##### Given material #####

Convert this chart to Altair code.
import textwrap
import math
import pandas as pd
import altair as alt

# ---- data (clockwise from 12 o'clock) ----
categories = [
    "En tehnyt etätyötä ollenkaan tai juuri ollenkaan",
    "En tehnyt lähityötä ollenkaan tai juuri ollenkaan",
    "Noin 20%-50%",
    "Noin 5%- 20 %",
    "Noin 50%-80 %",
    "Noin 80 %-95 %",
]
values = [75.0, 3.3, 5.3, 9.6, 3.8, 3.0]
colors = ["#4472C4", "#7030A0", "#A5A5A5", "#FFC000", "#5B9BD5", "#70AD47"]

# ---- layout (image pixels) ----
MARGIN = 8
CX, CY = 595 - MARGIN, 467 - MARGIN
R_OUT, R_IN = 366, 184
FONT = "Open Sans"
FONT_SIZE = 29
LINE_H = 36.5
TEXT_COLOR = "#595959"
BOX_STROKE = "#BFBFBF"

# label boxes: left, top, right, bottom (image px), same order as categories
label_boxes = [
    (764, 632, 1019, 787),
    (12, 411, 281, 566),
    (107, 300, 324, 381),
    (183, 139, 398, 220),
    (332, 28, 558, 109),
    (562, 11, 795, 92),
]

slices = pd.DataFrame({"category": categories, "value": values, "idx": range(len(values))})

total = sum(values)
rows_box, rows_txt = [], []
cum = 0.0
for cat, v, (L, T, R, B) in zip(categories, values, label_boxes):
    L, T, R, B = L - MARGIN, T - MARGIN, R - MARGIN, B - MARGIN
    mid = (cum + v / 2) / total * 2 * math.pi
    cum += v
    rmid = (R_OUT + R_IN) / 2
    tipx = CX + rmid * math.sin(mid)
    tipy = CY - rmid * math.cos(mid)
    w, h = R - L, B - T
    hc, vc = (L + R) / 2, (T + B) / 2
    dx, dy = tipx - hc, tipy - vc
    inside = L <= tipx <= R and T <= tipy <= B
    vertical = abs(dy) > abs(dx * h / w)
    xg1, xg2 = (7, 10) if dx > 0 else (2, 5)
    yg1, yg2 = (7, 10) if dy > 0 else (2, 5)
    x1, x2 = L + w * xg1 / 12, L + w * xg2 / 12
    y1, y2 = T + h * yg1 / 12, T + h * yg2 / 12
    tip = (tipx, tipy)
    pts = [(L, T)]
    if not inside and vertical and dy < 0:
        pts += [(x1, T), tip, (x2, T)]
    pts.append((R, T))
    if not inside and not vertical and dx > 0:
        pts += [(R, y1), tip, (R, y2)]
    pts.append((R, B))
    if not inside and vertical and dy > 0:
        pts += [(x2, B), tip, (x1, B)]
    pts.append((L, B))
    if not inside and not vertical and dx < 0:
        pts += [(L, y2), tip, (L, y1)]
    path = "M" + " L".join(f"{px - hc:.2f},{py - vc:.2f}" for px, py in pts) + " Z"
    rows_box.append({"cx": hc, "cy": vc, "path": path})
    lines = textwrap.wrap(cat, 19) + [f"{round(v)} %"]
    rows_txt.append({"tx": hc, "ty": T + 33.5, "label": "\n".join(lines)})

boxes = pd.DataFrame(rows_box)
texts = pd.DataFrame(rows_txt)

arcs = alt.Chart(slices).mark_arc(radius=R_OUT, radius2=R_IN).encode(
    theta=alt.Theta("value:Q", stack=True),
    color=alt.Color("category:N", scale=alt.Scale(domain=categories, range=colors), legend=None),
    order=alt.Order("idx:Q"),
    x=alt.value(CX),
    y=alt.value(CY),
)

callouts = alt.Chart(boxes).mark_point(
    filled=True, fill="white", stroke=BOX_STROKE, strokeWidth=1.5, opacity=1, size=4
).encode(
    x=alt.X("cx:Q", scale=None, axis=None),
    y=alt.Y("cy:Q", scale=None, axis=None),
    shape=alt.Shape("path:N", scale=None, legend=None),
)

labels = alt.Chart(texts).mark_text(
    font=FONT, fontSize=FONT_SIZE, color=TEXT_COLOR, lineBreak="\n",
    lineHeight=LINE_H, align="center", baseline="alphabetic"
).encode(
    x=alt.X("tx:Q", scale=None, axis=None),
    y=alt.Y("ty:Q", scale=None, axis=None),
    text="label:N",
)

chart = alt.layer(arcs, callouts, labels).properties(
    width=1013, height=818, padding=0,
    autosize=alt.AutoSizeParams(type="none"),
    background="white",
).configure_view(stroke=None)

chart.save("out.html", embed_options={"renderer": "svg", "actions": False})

#####

#### [Exercise directions]
Give the data again, exactly as it stands.

#### [Result of this task]
Convert this chart to Altair code.
import textwrap
import math
import pandas as pd
import altair as alt

# ---- data (clockwise from 12 o'clock) ----
categories = [
    "En tehnyt etätyötä ollenkaan tai juuri ollenkaan",
    "En tehnyt lähityötä ollenkaan tai juuri ollenkaan",
    "Noin 20%-50%",
    "Noin 5%- 20 %",
    "Noin 50%-80 %",
    "Noin 80 %-95 %",
]
values = [75.0, 3.3, 5.3, 9.6, 3.8, 3.0]
colors = ["#4472C4", "#7030A0", "#A5A5A5", "#FFC000", "#5B9BD5", "#70AD47"]

# ---- layout (image pixels) ----
MARGIN = 8
CX, CY = 595 - MARGIN, 467 - MARGIN
R_OUT, R_IN = 366, 184
FONT = "Open Sans"
FONT_SIZE = 29
LINE_H = 36.5
TEXT_COLOR = "#595959"
BOX_STROKE = "#BFBFBF"

# label boxes: left, top, right, bottom (image px), same order as categories
label_boxes = [
    (764, 632, 1019, 787),
    (12, 411, 281, 566),
    (107, 300, 324, 381),
    (183, 139, 398, 220),
    (332, 28, 558, 109),
    (562, 11, 795, 92),
]

slices = pd.DataFrame({"category": categories, "value": values, "idx": range(len(values))})

total = sum(values)
rows_box, rows_txt = [], []
cum = 0.0
for cat, v, (L, T, R, B) in zip(categories, values, label_boxes):
    L, T, R, B = L - MARGIN, T - MARGIN, R - MARGIN, B - MARGIN
    mid = (cum + v / 2) / total * 2 * math.pi
    cum += v
    rmid = (R_OUT + R_IN) / 2
    tipx = CX + rmid * math.sin(mid)
    tipy = CY - rmid * math.cos(mid)
    w, h = R - L, B - T
    hc, vc = (L + R) / 2, (T + B) / 2
    dx, dy = tipx - hc, tipy - vc
    inside = L <= tipx <= R and T <= tipy <= B
    vertical = abs(dy) > abs(dx * h / w)
    xg1, xg2 = (7, 10) if dx > 0 else (2, 5)
    yg1, yg2 = (7, 10) if dy > 0 else (2, 5)
    x1, x2 = L + w * xg1 / 12, L + w * xg2 / 12
    y1, y2 = T + h * yg1 / 12, T + h * yg2 / 12
    tip = (tipx, tipy)
    pts = [(L, T)]
    if not inside and vertical and dy < 0:
        pts += [(x1, T), tip, (x2, T)]
    pts.append((R, T))
    if not inside and not vertical and dx > 0:
        pts += [(R, y1), tip, (R, y2)]
    pts.append((R, B))
    if not inside and vertical and dy > 0:
        pts += [(x2, B), tip, (x1, B)]
    pts.append((L, B))
    if not inside and not vertical and dx < 0:
        pts += [(L, y2), tip, (L, y1)]
    path = "M" + " L".join(f"{px - hc:.2f},{py - vc:.2f}" for px, py in pts) + " Z"
    rows_box.append({"cx": hc, "cy": vc, "path": path})
    lines = textwrap.wrap(cat, 19) + [f"{round(v)} %"]
    rows_txt.append({"tx": hc, "ty": T + 33.5, "label": "\n".join(lines)})

boxes = pd.DataFrame(rows_box)
texts = pd.DataFrame(rows_txt)

arcs = alt.Chart(slices).mark_arc(radius=R_OUT, radius2=R_IN).encode(
    theta=alt.Theta("value:Q", stack=True),
    color=alt.Color("category:N", scale=alt.Scale(domain=categories, range=colors), legend=None),
    order=alt.Order("idx:Q"),
    x=alt.value(CX),
    y=alt.value(CY),
)

callouts = alt.Chart(boxes).mark_point(
    filled=True, fill="white", stroke=BOX_STROKE, strokeWidth=1.5, opacity=1, size=4
).encode(
    x=alt.X("cx:Q", scale=None, axis=None),
    y=alt.Y("cy:Q", scale=None, axis=None),
    shape=alt.Shape("path:N", scale=None, legend=None),
)

labels = alt.Chart(texts).mark_text(
    font=FONT, fontSize=FONT_SIZE, color=TEXT_COLOR, lineBreak="\n",
    lineHeight=LINE_H, align="center", baseline="alphabetic"
).encode(
    x=alt.X("tx:Q", scale=None, axis=None),
    y=alt.Y("ty:Q", scale=None, axis=None),
    text="label:N",
)

chart = alt.layer(arcs, callouts, labels).properties(
    width=1013, height=818, padding=0,
    autosize=alt.AutoSizeParams(type="none"),
    background="white",
).configure_view(stroke=None)

chart.save("out.html", embed_options={"renderer": "svg", "actions": False})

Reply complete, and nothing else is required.